Tirzepatide is poised to compete directly with Wegovy. Its effectiveness appears to be even better than Wegovy. The relevant question for payers then becomes tirzepatide’s net price (after rebates). Obviously, at this stage we don’t know what tirzepatide would sell for if approved. Supposing tirzepatide were to have an equal net price this would give it greater cost-effectiveness than Wegovy. On the other hand, in the eyes of payers a higher net price would have to be justified by proportionately greater benefit. How much of a price premium payers would be willing to spend is anyone’s guess.
Further complicating matters for all obesity drugs, regardless of effectiveness, is the fact that payers can be shortsighted with respect to their assessment of costs and effectiveness. In some ways, this reflects churn. Every year, approximately 25% of the U.S. population switches health plans. This implies that many payers don’t necessarily adopt a long-term view on the cost-effectiveness of drugs.

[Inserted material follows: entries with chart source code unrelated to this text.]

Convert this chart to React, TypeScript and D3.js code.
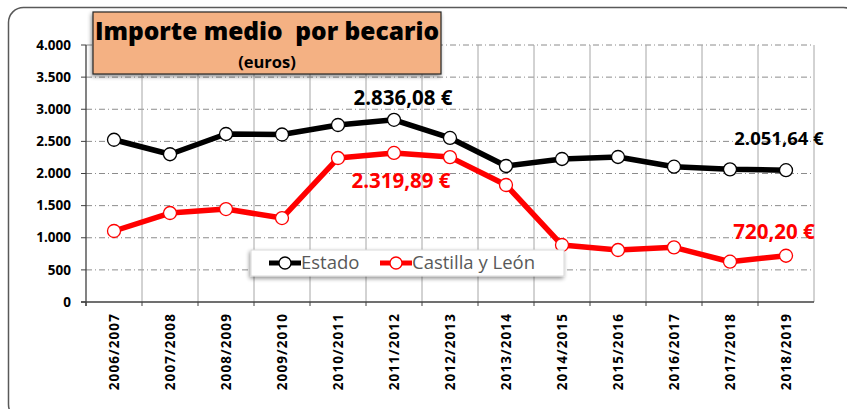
import React from 'react';
import * as d3 from 'd3';

const cursos = ['2006/2007', '2007/2008', '2008/2009', '2009/2010', '2010/2011', '2011/2012', '2012/2013',
                '2013/2014', '2014/2015', '2015/2016', '2016/2017', '2017/2018', '2018/2019'];
const estado = [2525, 2300, 2615, 2607, 2755, 2836.08, 2553, 2117, 2226, 2257, 2106, 2065, 2051.64];
const castilla = [1105, 1385, 1447, 1307, 2241, 2319.89, 2255, 1821, 887, 809, 851, 627, 720.2];
const yTicks = [0, 500, 1000, 1500, 2000, 2500, 3000, 3500, 4000];

const FONT = "'Open Sans', 'Noto Sans', sans-serif";
const fmt = (v: number) => d3.format(',')(v).replace(/,/g, '.');

export default function App() {
    const left = 86, right = 814, top = 45, bottom = 302;
    const x = d3.scaleBand().domain(cursos).range([left, right]);
    const y = d3.scaleLinear().domain([0, 4000]).range([bottom, top]);
    const cx = (i: number) => x(cursos[i])! + x.bandwidth() / 2;
    const line = d3.line<number>().x((d, i) => cx(i)).y(d => y(d));

    const series = [
        { name: 'Estado', data: estado, color: '#000000', lx: 269 },
        { name: 'Castilla y León', data: castilla, color: '#ff0000', lx: 380 },
    ];

    return (
        <svg width={847} height={409} style={{ position: 'absolute', left: 0, top: 0 }}>
            <defs>
                <filter id="sh" x="-10%" y="-20%" width="120%" height="150%">
                    <feGaussianBlur in="SourceAlpha" stdDeviation="2" />
                    <feOffset dx="-1" dy="2" result="b" />
                    <feComponentTransfer><feFuncA type="linear" slope="0.45" /></feComponentTransfer>
                    <feMerge><feMergeNode /><feMergeNode in="SourceGraphic" /></feMerge>
                </filter>
            </defs>
            <rect x={0} y={0} width={847} height={409} fill="#fff" />
            <rect x={8.5} y={7.5} width={850} height={412} rx={15} fill="#fff" stroke="#595959" strokeWidth={1.5} />

            {/* grid */}
            {yTicks.filter(t => t > 0).map(t => (
                <line key={t} x1={left} x2={right} y1={y(t)} y2={y(t)} stroke="#8c8c8c" strokeWidth={1}
                      strokeDasharray="6 3 1 3" />
            ))}
            {cursos.map(c => (
                <line key={c} x1={x(c)! + x.bandwidth()} x2={x(c)! + x.bandwidth()} y1={top} y2={bottom}
                      stroke="#a6a6a6" strokeWidth={1} />
            ))}
            {/* axes */}
            <line x1={left} x2={left} y1={top} y2={bottom + 4} stroke="#404040" strokeWidth={1.3} />
            <line x1={left - 5} x2={right} y1={bottom} y2={bottom} stroke="#404040" strokeWidth={1.3} />
            {yTicks.map(t => (
                <g key={t}>
                    <line x1={left - 5} x2={left} y1={y(t)} y2={y(t)} stroke="#404040" />
                    <text x={71} y={y(t)} dy="0.35em" textAnchor="end" fontFamily={FONT} fontWeight="bold"
                          fontSize={13.5} fill="#000">{fmt(t)}</text>
                </g>
            ))}
            {cursos.map((c, i) => (
                <g key={c}>
                    <line x1={x(c)!} x2={x(c)!} y1={bottom} y2={bottom + 4} stroke="#404040" />
                    <text transform={`translate(${cx(i)},${bottom + 11}) rotate(-90)`} dy="0.36em" textAnchor="end"
                          fontFamily={FONT} fontWeight="bold" fontSize={13.5} letterSpacing={1.1} fill="#000">{c}</text>
                </g>
            ))}

            {/* series */}
            {series.map(s => (
                <g key={s.name}>
                    <path d={line(s.data)!} fill="none" stroke={s.color} strokeWidth={5.5} strokeLinejoin="round" />
                    {s.data.map((v, i) => (
                        <circle key={i} cx={cx(i)} cy={y(v)} r={6.5} fill="#fff" stroke={s.color} strokeWidth={1.3} />
                    ))}
                </g>
            ))}

            {/* labels */}
            <text x={403} y={105} textAnchor="middle" fontFamily={FONT} fontWeight="bold" fontSize={20.5}>2.836,08 €</text>
            <text x={779} y={145} textAnchor="middle" fontFamily={FONT} fontWeight="bold" fontSize={18.5}>2.051,64 €</text>
            <text x={401} y={188} textAnchor="middle" fontFamily={FONT} fontWeight="bold" fontSize={20.5} fill="#ff0000">2.319,89 €</text>
            <text x={774} y={239} textAnchor="middle" fontFamily={FONT} fontWeight="bold" fontSize={20.5} fill="#ff0000">720,20 €</text>

            {/* legend */}
            <g filter="url(#sh)">
                <rect x={251} y={250} width={313} height={26} fill="#fff" stroke="#d9d9d9" />
            </g>
            {series.map(s => (
                <g key={s.name}>
                    <line x1={s.lx} x2={s.lx + 32} y1={263} y2={263} stroke={s.color} strokeWidth={5} />
                    <circle cx={s.lx + 16} cy={263} r={6} fill="#fff" stroke={s.color} strokeWidth={1.3} />
                    <text x={s.lx + 32} y={263} dy="0.35em" fontFamily={FONT} fontSize={18.5} fill="#595959">{s.name}</text>
                </g>
            ))}

            {/* title */}
            <g filter="url(#sh)">
                <rect x={93} y={12} width={348} height={62} fill="#f4b183" stroke="#262626" strokeWidth={1.2} />
            </g>
            <text x={267} y={40} textAnchor="middle" fontFamily={FONT} fontWeight={800} fontSize={24.5}
                  style={{ whiteSpace: 'pre' }}>{'Importe medio  por becario'}</text>
            <text x={267} y={68} textAnchor="middle" fontFamily={FONT} fontWeight="bold" fontSize={16.5}>(euros)</text>
        </svg>
    );
}
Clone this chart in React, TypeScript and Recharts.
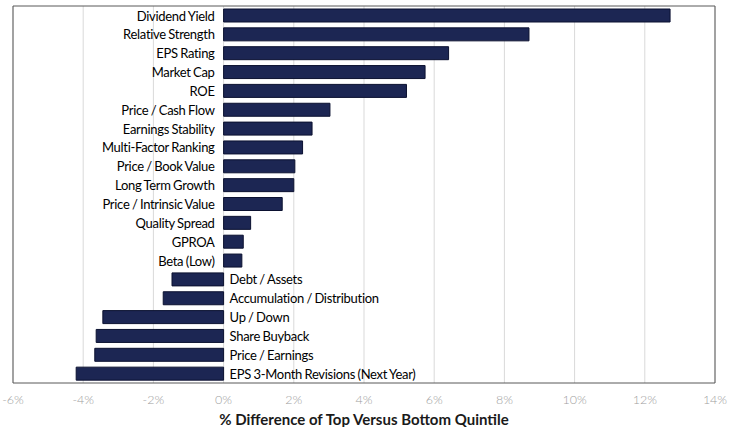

Ideally, all payers would take a longer term perspective. With so much churn, that’s not likely. Furthermore, some payers continue to lump obesity drugs together with lifestyle medications. It’s hard to dislodge this myopic view.
The benefits of weight loss go beyond a reduction in fat. Correspondingly, weight loss can lead to lower prevalence of diabetes, fewer heart attacks and strokes, and less joint pain.
Combined with diet and exercise, the new generation of obesity drugs can certainly contribute to weight loss. The question remains, will payers across the board – and especially in the public sector; Medicare and Medicaid – pay enough attention to consistently provide them with favorable coverage?